Regulation Reference: (EU) No 2009/138 - Solvency II Directive (Insurance and Reinsurance)

Topic: Risk Free Rate (RFR)

Status: Final

Date of submission: 19 Jan 2026

Question

Could you clarify the methodology used to calculate LTAS and Pd/CoD previously published for BRL ?

Background of the question

Indeed, even if no VA was calculate, LTAS were published for BRL. However LTAS appear to show very limited variation, and we would like to understand which methodological elements explain this. Furthermore, could you provide details on how the transition matrices used for PD and CoD are extracted and constructed ?

EIOPA answer

The methodology for calculating LTAS and PD/CoD is detailed in Sections 12 and 14 of the RFR Technical Documentation. The same methodology was applied to the case of Brazil when BRL was in our list of relevant currencies. Please refer to the “Background Material” section in the following link for the current and earlier versions of the RFR Technical Documentation: https://www.eiopa.europa.eu/tools-and-data/risk-free-interest-rate-term-structures_en

 

Your specific questions/comments are addressed below:

 

  • We publish the LTAS even if we do not publish the VA for a particular currency as LTAS is an input not only in the VA calculation but also in the fundamental spread (FS) calculation as part of the calculation of the matching adjustment (MA).
  • Given our methodology, it is to be expected that the LTAS remain very stable, as they are an average of daily spreads over a 30-year period.
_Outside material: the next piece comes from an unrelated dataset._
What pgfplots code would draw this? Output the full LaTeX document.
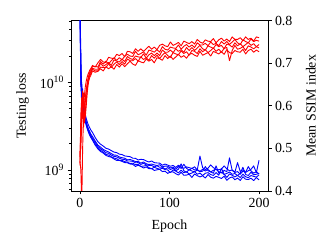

Therefore, when one month passes, only one month of historical data is removed from the average and one month of recent data is added, both of which have only a very small weight in the average. In addition, the re-construction of the missing spread data in the early part of the 30-year history with the average spread calculated from available data is a contributing factor to the observed stability, due to its smoothing effect on early history. The specifics of this calculation are available in Section 12 of the RFR Technical Documentation.
  • The transition matrices data is downloaded at the beginning of each year from our data provider, S&P Global, once that data becomes available. The data is accessed through the website of CreditPro by running a report on transition matrices, separately for financial and non-financial issuers:

    Specifically, the following criteria are used for the report: 

    • Report type: Issuer
    • Calculations based on: Number of Issuers (All)
    • Frequency: Annual
    • Static Pool: All
    • Horizon: 1 year
    • Pool start dates: from xx to xx (e.g. 01/01/1996 to 01/01/2025)
    • Regions: All
    • Countries: All
    • Industries: GICS  Economic Sectors:
      • For financials: 40 - Financials
      • For non-financials: All GICS Economics Sectors except the category “40-Financials”
    • Vintages: All
    • NR treatment: Excluded
    • Display notches: No
    • Display base: Percent

 

 

We then apply a simple transformation on the extracted transition matrices, by grouping the CC/C/D ratings in a single “Default” category and treating “Default” as an absorbing state, with no possibility of transition to higher ratings.